Nous sommes en 1842. Eugène Fromentin vient de quitter Paris. En compagnie de son frère Charles et d’Emile Beltrémieux, il rentre à La Rochelle pour y passer les vacances dans sa famille. Les trois jeunes gens absorbés dans leurs méditations, le voyage en diligence a été triste. « Je me suis désengourdi deux ou trois heures pour lire du Musset, écrit. Eugène ; j’ai rêyassé, essayant vainement de rimailler. »


A Paul Bataillard.


Saint-Maurice, 8 septembre 1842.

Mon bon Paul… Nous voilà donc installés dans notre pauvre Saint-Maurice. Vous en connaissez la physionomie ; rien n’est changé d’aspect depuis trois ans[1], sinon que les tilleuls ont été taillés par la tête au printemps dernier, ce qui leur ôte un grand charme et m’attriste beaucoup, parce que les rouge-gorges ne pourront plus venir s’y percher comme autrefois pendant l’automne.
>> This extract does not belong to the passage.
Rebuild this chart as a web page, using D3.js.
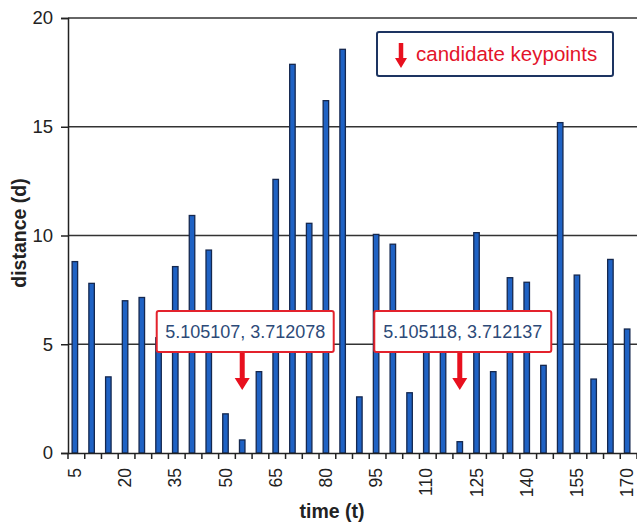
<!DOCTYPE html>
<html>
<head>
<meta charset="utf-8">
<script src="https://cdn.jsdelivr.net/npm/d3@7"></script>
<style>
  body { margin: 0; background: #fff; }
  svg { font-family: Arial, "Liberation Sans", sans-serif; }
</style>
</head>
<body>
<svg id="chart" width="637" height="525"></svg>
<script>
// time steps (t) and distances (d)
var times = [5, 10, 15, 20, 25, 30, 35, 40, 45, 50, 55, 60, 65, 70, 75, 80, 85,
  90, 95, 100, 105, 110, 115, 120, 125, 130, 135, 140, 145, 150, 155, 160, 165, 170];
var distances = [8.8, 7.8, 3.5, 7.0, 7.15, 5.3, 8.57, 10.92, 9.33, 1.8, 0.6, 3.74, 12.58, 17.87, 10.56, 16.2, 18.56,
  2.58, 10.05, 9.6, 2.77, 5.0, 5.6, 0.52, 10.13, 3.74, 8.06, 7.85, 4.03, 15.19, 8.18, 3.4, 8.9, 5.7];
var xTickLabels = [5, 20, 35, 50, 65, 80, 95, 110, 125, 140, 155, 170];
var yTicks = [0, 5, 10, 15, 20];

// candidate keypoints (time, label)
var keypointTimes = [55, 120];
var keypointLabels = ['5.105107, 3.712078', '5.105118, 3.712137'];
var legendLabel = 'candidate keypoints';

var svg = d3.select('#chart');
var plotLeft = 68, plotRight = 637, plotTop = 18, plotBottom = 453;

var xScale = d3.scaleBand().domain(times).range([plotLeft, plotRight]).padding(0);
var yScale = d3.scaleLinear().domain([0, 20]).range([plotBottom, plotTop]);
var bw = xScale.bandwidth();
var barW = 5.5;

// grid lines
svg.append('g')
  .selectAll('line')
  .data(yTicks.filter(d => d > 0))
  .enter()
  .append('line')
  .attr('x1', plotLeft)
  .attr('x2', plotRight)
  .attr('y1', d => yScale(d))
  .attr('y2', d => yScale(d))
  .attr('stroke', '#333')
  .attr('stroke-width', 1.5);

// y axis
var yAxis = svg.append('g')
  .attr('transform', `translate(${plotLeft}, 0)`)
  .call(d3.axisLeft(yScale).tickValues(yTicks).tickSize(7).tickPadding(8));
yAxis.select('.domain').attr('stroke', '#222').attr('stroke-width', 1.5);
yAxis.selectAll('.tick line').attr('stroke', '#222').attr('stroke-width', 1.5);
yAxis.selectAll('.tick text')
  .attr('font-size', 18.5)
  .attr('fill', '#222')
  .style('font-family', 'Arial, "Liberation Sans", sans-serif');

// bars
svg.append('g')
  .selectAll('rect')
  .data(times)
  .enter()
  .append('rect')
  .attr('x', (d) => xScale(d) + bw / 2 - barW / 2 - 1.5)
  .attr('y', (d, i) => yScale(distances[i]))
  .attr('width', barW)
  .attr('height', (d, i) => plotBottom - yScale(distances[i]))
  .attr('fill', '#1f62c4')
  .attr('stroke', '#15284f')
  .attr('stroke-width', 1.3);

// x axis
var xAxis = svg.append('g')
  .attr('transform', `translate(0, ${plotBottom})`)
  .call(d3.axisBottom(xScale).tickValues(xTickLabels).tickSize(0).tickPadding(0));
xAxis.select('.domain').attr('stroke', '#222').attr('stroke-width', 1.5);
xAxis.selectAll('.tick text')
  .attr('font-size', 17.5)
  .attr('fill', '#222')
  .attr('transform', 'translate(-1.5, 15) rotate(-90)')
  .attr('text-anchor', 'end')
  .attr('dy', '0.35em')
  .attr('dx', 0)
  .attr('y', 0)
  .style('font-family', 'Arial, "Liberation Sans", sans-serif');

// tick marks at band edges
svg.append('g')
  .selectAll('line')
  .data(times.map(d => xScale(d)).concat([plotRight]))
  .enter()
  .append('line')
  .attr('x1', d => d)
  .attr('x2', d => d)
  .attr('y1', plotBottom)
  .attr('y2', plotBottom + 6)
  .attr('stroke', '#222')
  .attr('stroke-width', 1.5);

// axis titles
svg.append('text')
  .attr('x', 332)
  .attr('y', 518)
  .attr('text-anchor', 'middle')
  .attr('font-size', 19.5)
  .attr('font-weight', 'bold')
  .attr('fill', '#222')
  .text('time (t)');

svg.append('text')
  .attr('transform', 'translate(26, 233) rotate(-90)')
  .attr('text-anchor', 'middle')
  .attr('font-size', 19.5)
  .attr('font-weight', 'bold')
  .attr('fill', '#222')
  .text('distance (d)');

function downArrow(g, cx, y0, y1, shaftW, headW, headH) {
  g.append('path')
    .attr('d', `M${cx - shaftW / 2},${y0} L${cx + shaftW / 2},${y0} L${cx + shaftW / 2},${y1 - headH}
      L${cx + headW / 2},${y1 - headH} L${cx},${y1} L${cx - headW / 2},${y1 - headH}
      L${cx - shaftW / 2},${y1 - headH} Z`)
    .attr('fill', '#e8101e');
}

// keypoint callouts
keypointTimes.forEach((t, i) => {
  var cx = xScale(t) + bw / 2 - 1.5;
  var g = svg.append('g');
  var boxW = 177, boxH = 41, boxY = 311;
  var bx = cx - boxW / 2 + 3;
  g.append('rect')
    .attr('x', bx)
    .attr('y', boxY)
    .attr('width', boxW)
    .attr('height', boxH)
    .attr('rx', 2)
    .attr('fill', '#fff')
    .attr('stroke', '#e3222c')
    .attr('stroke-width', 2);
  g.append('text')
    .attr('x', bx + boxW / 2)
    .attr('y', boxY + 27)
    .attr('text-anchor', 'middle')
    .attr('font-size', 18)
    .attr('fill', '#2d4a78')
    .text(keypointLabels[i]);
  downArrow(g, cx, boxY + boxH + 1, 390, 5, 15, 12);
});

// legend
var lg = svg.append('g');
lg.append('rect')
  .attr('x', 377)
  .attr('y', 32)
  .attr('width', 236)
  .attr('height', 44)
  .attr('rx', 2)
  .attr('fill', '#fff')
  .attr('stroke', '#1d3461')
  .attr('stroke-width', 2);
downArrow(lg, 401, 43, 68, 4.5, 12, 10);
lg.append('text')
  .attr('x', 416)
  .attr('y', 61)
  .attr('font-size', 20.5)
  .attr('fill', '#e3142a')
  .text(legendLabel);
</script>
</body>
</html>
Nos domestiques sont les mêmes, notre chien de chasse est le même.

Dieu merci, je retrouve chaque année les personnes et les choses à la même place et dans le même état. Tout est si méthodiquement réglé chez moi, les habitudes changent si peu, et les années se ressemblent si bien, vues du fond de notre petit intérieur, qu’on ne s’aperçoit presque pas de leur succession. Je ne doute pas, mon ami, que je ne doive à cette influence affectionnée et longtemps subie, du statu quo domestique, cet amour du repos qui fait le fond de mon caractère et qui, s’il a quelques avantages, a des effets funestes. Je serais plus ardent en politique, soyez-en sûr, si je n’avais pas le souvenir et le spectacle permanent de ce petit état monarchique que mon père administre en chef de famille et qu’il tient dans un si pacifique équilibre. Les influences de l’éducation sont énormes ; c’est une

  1. Bataillard avait passé à Saint-Maurice, chez son ami, les vacances de 1840.